Le Deuxième souffle est une œuvre de vengeance dont la finalité est de laver un honneur préalablement sali par les calomnies ; et sa grande originalité, sa grande force aussi, c’est qu’elle aborde la vengeance avec distance, sang-froid, calcul. Jean-Pierre Melville refuse de laisser libre cours au sentimentalisme ou aux explosions de violence : ses fusillades sont brèves et brutales, ses cavales mécaniques, à l’image de Gustave abandonnant son compagnon de fuite sans lui dire un mot avant de s’allumer une cigarette, l’air de rien, assis dans le wagon de marchandise d’un train en marche.
Les personnages sont avant tout des gueules, des fortes têtes qu’on ne trompe pas comme ça, qui en ont déjà vu, et des pires. Le film s’achemine peu à peu vers l’abstraction qui constituera l’évolution esthétique de la carrière à venir du cinéaste ; nous assistons à un règlement de comptes qui prend l’aspect d’une transition, d’une mise en suspens du temps avant un renouveau. « On aborde un sacré tournant », entend-on au comptoir du bar.
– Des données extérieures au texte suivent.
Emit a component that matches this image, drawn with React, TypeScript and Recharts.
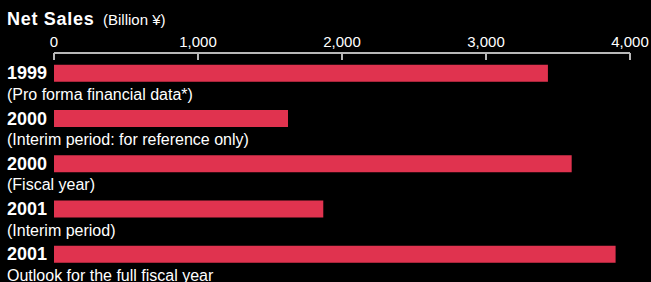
import React from 'react';
import { BarChart, Bar, XAxis, YAxis } from 'recharts';

const categories = ['1999', '2000', '2000', '2001', '2001'];
const subtitles = [
  '(Pro forma financial data*)',
  '(Interim period: for reference only)',
  '(Fiscal year)',
  '(Interim period)',
  'Outlook for the full fiscal year',
];
const netSales = [3430, 1625, 3595, 1870, 3900];
const xTicks = [0, 1000, 2000, 3000, 4000];

const data = categories.map((c, i) => ({ id: i, year: c, sub: subtitles[i], value: netSales[i] }));

const FONT = '"Liberation Sans", Arial, Helvetica, sans-serif';
const AXIS = '#b8b8b8';
const BAR = '#e0334f';

const XTick = (props: any) => {
  const { x, y, payload } = props;
  return (
    <text x={x} y={y} textAnchor="middle" fontSize={15} fill="#ffffff" fontFamily={FONT}>
      {payload.value.toLocaleString('en-US')}
    </text>
  );
};

const YTick = (props: any) => {
  const { y, payload } = props;
  const i = payload.value;
  return (
    <g>
      <text x={7} y={y + 6} fontSize={18} fontWeight="bold" fill="#ffffff" fontFamily={FONT}>
        {categories[i]}
      </text>
      <text x={7} y={y + 26.5} fontSize={16} fill="#ffffff" fontFamily={FONT}>
        {subtitles[i]}
      </text>
    </g>
  );
};

export default function App() {
  return (
    <div style={{ position: 'absolute', left: 0, top: 0, width: 651, height: 282, background: '#000', overflow: 'hidden' }}>
      <svg width={651} height={40} style={{ position: 'absolute', left: 0, top: 0 }}>
        <text x={7} y={25} fill="#ffffff" fontFamily={FONT}>
          <tspan fontSize={18} fontWeight="bold" letterSpacing={0.7}>Net Sales</tspan>
        </text>
        <text x={103} y={25} fill="#ffffff" fontFamily={FONT} fontSize={15}>
          (Billion ¥)
        </text>
      </svg>
      <div style={{ position: 'absolute', left: 0, top: 0 }}>
        <BarChart
          width={651}
          height={282}
          data={data}
          layout="vertical"
          margin={{ top: 23, right: 21, left: 0, bottom: 0 }}
        >
          <XAxis
            type="number"
            orientation="top"
            domain={[0, 4000]}
            ticks={xTicks}
            height={30}
            interval={0}
            tick={<XTick />}
            tickSize={-7}
            tickMargin={13.5}
            axisLine={{ stroke: AXIS, strokeWidth: 2 }}
            tickLine={{ stroke: AXIS, strokeWidth: 2 }}
          />
          <YAxis
            type="category"
            dataKey="id"
            width={54}
            axisLine={false}
            tickLine={false}
            tick={<YTick />}
            interval={0}
            padding={{ top: -2.3, bottom: 5 }}
          />
          <Bar dataKey="value" fill={BAR} barSize={17} isAnimationActive={false} />
        </BarChart>
      </div>
    </div>
  );
}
Le titre laisse entendre un écho au chef-d’œuvre de Jean-Luc Godard, sorti six ans plus tôt ; mais il n’indique plus l’agonie et la mort à venir, non au contraire c’est la renaissance symbolique d’un genre dont il est question, une renaissance abstraite dont Melville se fera le héraut.
Malgré quelques longueurs, Le Deuxième souffle reste une œuvre passionnante et mise en scène avec brio, s’appuyant sur des acteurs au sommet de leur art.